2017年の資金決済法の改正は、2015年のFATFガイダンスを踏まえて、当時主張されていた、仮想通貨は決済・送金に使えるという説明を基に設計されました。もちろん実態は投機対象であることは当時からも知られていましたけれども、一応、そういうストーリーで規制を始めたわけです。なぜならば、その本質が何であるかということを、例えば法律の条文上に明記することが事実上できなかったからです。多分その問題は引き続き、今後の定義規定等にもはねてくる話です。ブロックチェーンではない技術に変わったときに、それは暗号資産なのか。暗号資産というのはブロックチェーンという入れ物のことであって、中身は何なのかということについての議論というのは、多分今後も延々と続くでしょうし、多分答えは出ないと思います。

暗号資産の価値の源泉、なぜ値上がりするのかという議論が先ほどからありました。一応、私はこの分野の研究に長く携わっており、2008年のサトシ・ナカモト論文を更に遡ること十数年前から、アノニマス・イーキャッシュの研究をしていますので、そこに立ち戻って考えてみましょう。そもそもサトシ・ナカモトと称する人物が書いた論文には、暗号資産という言葉もブロックチェーンという言葉も一切出てこないのであって、彼は、「デジタルキャッシュ」という言葉を使っています。つまり、電子現金、匿名送金のためのツールを作りたかったわけです。それ自体は、一種の政治的な主張に基づくものでした。ただ、それが流布して広く使われてしまうと、社会秩序を揺るがす問題になります。例えばランサムウエアは、暗号資産がなければ成立しません。また、フィッシング詐欺の結果、盗まれた資金が、日本の国内から暗号資産に変えられて匿名化されて送られる、これも、実に日常的に起こっている話であります。暗号資産が悪用される事例というのは枚挙にいとまがないので、本質的にクリーンなものにはなり得ないのです。
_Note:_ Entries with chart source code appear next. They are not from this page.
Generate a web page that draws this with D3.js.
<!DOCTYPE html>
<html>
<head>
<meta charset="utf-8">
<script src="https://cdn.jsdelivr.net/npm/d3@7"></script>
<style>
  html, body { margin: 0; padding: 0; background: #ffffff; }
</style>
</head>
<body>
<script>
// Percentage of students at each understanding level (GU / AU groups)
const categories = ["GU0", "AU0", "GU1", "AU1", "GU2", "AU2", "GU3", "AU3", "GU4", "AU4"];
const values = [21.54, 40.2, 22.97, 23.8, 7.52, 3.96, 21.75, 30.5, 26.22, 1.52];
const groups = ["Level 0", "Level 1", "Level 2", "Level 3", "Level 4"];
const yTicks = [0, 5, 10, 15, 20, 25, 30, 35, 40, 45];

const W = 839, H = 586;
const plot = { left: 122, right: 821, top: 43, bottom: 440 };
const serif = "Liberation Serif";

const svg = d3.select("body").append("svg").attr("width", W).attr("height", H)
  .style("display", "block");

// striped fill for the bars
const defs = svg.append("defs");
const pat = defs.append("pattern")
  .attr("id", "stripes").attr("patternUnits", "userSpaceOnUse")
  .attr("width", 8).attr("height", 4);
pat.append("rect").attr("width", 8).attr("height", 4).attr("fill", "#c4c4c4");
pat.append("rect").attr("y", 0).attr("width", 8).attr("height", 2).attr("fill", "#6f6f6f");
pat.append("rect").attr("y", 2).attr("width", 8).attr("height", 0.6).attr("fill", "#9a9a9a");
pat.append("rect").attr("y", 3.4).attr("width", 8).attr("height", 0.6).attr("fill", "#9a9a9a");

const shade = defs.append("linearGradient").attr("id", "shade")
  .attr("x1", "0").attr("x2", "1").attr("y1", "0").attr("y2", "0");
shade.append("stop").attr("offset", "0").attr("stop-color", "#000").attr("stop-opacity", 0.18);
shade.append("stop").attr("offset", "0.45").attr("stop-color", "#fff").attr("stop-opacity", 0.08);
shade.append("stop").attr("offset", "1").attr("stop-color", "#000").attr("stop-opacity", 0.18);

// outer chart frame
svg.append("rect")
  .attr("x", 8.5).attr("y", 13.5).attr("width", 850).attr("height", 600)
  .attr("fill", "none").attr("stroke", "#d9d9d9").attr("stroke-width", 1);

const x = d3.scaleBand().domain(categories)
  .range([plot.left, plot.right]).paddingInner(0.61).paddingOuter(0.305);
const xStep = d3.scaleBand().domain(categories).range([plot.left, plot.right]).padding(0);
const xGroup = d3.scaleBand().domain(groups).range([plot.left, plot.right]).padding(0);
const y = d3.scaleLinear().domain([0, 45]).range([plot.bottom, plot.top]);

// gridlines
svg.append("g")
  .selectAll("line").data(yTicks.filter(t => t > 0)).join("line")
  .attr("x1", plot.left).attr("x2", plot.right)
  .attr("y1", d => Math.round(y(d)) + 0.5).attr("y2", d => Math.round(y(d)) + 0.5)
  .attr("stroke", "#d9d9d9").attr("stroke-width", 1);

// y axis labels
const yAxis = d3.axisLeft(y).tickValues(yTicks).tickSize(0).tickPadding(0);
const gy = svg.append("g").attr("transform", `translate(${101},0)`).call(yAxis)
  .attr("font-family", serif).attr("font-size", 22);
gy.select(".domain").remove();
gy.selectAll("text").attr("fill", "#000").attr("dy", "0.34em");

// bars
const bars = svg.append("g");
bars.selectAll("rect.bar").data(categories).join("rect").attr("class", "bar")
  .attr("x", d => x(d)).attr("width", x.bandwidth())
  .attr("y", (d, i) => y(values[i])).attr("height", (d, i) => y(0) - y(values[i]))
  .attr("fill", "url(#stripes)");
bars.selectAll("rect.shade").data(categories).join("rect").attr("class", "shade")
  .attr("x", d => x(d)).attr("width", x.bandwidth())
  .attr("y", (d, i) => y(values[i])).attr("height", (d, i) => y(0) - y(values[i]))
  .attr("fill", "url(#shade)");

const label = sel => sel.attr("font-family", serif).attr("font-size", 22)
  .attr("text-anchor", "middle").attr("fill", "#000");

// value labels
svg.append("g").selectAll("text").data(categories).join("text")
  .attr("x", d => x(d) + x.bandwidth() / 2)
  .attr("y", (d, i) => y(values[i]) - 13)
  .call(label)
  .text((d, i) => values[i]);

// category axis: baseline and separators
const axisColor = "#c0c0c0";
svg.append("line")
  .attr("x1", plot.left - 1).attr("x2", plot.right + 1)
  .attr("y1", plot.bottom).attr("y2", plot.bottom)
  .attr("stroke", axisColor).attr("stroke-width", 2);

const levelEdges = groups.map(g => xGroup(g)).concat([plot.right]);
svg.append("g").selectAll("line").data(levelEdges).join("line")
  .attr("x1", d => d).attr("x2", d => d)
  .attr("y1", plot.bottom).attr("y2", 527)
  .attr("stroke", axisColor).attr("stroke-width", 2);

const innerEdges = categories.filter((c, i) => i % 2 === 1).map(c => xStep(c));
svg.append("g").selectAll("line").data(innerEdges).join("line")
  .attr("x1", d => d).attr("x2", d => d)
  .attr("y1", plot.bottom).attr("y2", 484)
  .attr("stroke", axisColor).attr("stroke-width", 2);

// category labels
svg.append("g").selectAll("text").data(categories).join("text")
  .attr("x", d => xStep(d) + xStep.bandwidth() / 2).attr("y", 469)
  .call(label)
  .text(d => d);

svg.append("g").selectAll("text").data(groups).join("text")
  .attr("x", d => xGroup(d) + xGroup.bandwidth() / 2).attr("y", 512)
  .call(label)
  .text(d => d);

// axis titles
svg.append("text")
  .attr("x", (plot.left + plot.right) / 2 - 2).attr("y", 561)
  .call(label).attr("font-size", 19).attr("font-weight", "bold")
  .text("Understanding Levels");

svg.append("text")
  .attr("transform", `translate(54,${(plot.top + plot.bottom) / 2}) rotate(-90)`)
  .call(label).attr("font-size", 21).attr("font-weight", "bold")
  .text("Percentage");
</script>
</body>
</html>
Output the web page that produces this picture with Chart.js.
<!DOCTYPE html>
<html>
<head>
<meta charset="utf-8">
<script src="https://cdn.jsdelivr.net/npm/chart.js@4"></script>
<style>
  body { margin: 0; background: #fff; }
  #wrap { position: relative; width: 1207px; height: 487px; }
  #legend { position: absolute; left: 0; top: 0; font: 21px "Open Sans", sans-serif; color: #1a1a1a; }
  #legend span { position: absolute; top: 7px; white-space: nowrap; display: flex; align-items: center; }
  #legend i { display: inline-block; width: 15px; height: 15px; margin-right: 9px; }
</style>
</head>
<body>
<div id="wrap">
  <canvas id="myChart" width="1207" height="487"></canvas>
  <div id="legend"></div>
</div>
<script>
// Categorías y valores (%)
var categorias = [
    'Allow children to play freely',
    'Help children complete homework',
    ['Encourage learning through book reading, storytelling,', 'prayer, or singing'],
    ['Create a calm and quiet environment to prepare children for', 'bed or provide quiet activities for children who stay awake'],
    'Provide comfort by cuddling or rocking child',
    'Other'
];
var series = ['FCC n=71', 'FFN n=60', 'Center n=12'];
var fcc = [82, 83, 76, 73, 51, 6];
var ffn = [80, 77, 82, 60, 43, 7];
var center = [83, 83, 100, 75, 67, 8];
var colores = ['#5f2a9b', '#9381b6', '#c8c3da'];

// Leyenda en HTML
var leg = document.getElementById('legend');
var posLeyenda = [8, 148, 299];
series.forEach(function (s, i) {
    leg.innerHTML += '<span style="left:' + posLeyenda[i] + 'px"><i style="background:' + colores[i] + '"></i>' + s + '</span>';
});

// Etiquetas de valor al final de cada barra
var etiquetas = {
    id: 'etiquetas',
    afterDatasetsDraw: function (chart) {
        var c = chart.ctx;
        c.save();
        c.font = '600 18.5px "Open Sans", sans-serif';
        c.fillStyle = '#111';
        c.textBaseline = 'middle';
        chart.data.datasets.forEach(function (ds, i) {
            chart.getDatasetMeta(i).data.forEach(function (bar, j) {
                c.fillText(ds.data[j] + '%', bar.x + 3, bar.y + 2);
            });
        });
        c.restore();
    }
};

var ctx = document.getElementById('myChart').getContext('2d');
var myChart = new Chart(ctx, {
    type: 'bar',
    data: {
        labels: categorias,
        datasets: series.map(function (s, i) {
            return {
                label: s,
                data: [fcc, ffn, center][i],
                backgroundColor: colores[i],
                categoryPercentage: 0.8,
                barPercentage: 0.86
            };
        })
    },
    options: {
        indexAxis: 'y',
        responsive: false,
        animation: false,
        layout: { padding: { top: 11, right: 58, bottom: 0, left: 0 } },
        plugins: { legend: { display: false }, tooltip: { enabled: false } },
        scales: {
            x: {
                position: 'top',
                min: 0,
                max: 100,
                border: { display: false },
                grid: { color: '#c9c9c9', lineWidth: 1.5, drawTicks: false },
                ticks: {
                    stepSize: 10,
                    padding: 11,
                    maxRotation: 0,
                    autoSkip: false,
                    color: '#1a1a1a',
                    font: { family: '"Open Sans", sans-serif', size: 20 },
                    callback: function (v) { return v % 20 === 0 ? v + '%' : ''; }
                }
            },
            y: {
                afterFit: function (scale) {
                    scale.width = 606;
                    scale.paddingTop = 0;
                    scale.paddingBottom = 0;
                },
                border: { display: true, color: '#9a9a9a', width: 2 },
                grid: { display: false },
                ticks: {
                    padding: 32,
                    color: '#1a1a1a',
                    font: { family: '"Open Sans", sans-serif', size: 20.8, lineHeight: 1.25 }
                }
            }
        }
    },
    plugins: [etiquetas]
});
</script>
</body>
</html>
それでも値上がりする資産である限り、投資家は買うでしょう。そうした不正に、投資家は関係ありませんから。だからこそ、業界や投資家の希望をどうかなえるかという議論ではなく、社会全体の安全を守る視点が必要です。

よく投資家保護とイノベーションの両立と言われますけれども、この整理には私はあまり納得していません。投資家保護は一般的にもちろん必要ですが、果たして暗号資産投資家が当局による保護を求めているかは疑問です。一応、情報技術と金融実務の経験を踏まえて申し上げますが、暗号資産やWeb3と言われるものについて、値上がり益を得る以上のイノベーションが発生することは極めて疑わしいと私は考えています。ただ、それでは規制しなくていいのかというと、放置すればさらに状況は悪化するので、被害を限定し、問題が起きたときに手綱を残す規制は不可欠だと思います。もちろん、2018年以降、業界が健全化に努めて、規制当局も改善策を積み上げてきたので、暗号資産が、少なくとも、かつてよりはベターオフで改善しているということを否定はしませんが、しかし、完全にクリーンにするということも、これまた無理な話です。したがって、伝統的金融と分散的金融がコミングルしないような仕組み、きちんと分離してリスクを波及させない仕組みをつくるべきです。そして、投資家の信頼、社会全体の安寧を守るということを目的と掲げるべきだと私は考えています。

このワーキング・グループでは、実態、現実に根差した建設的な議論が進むことを期待したいと思います。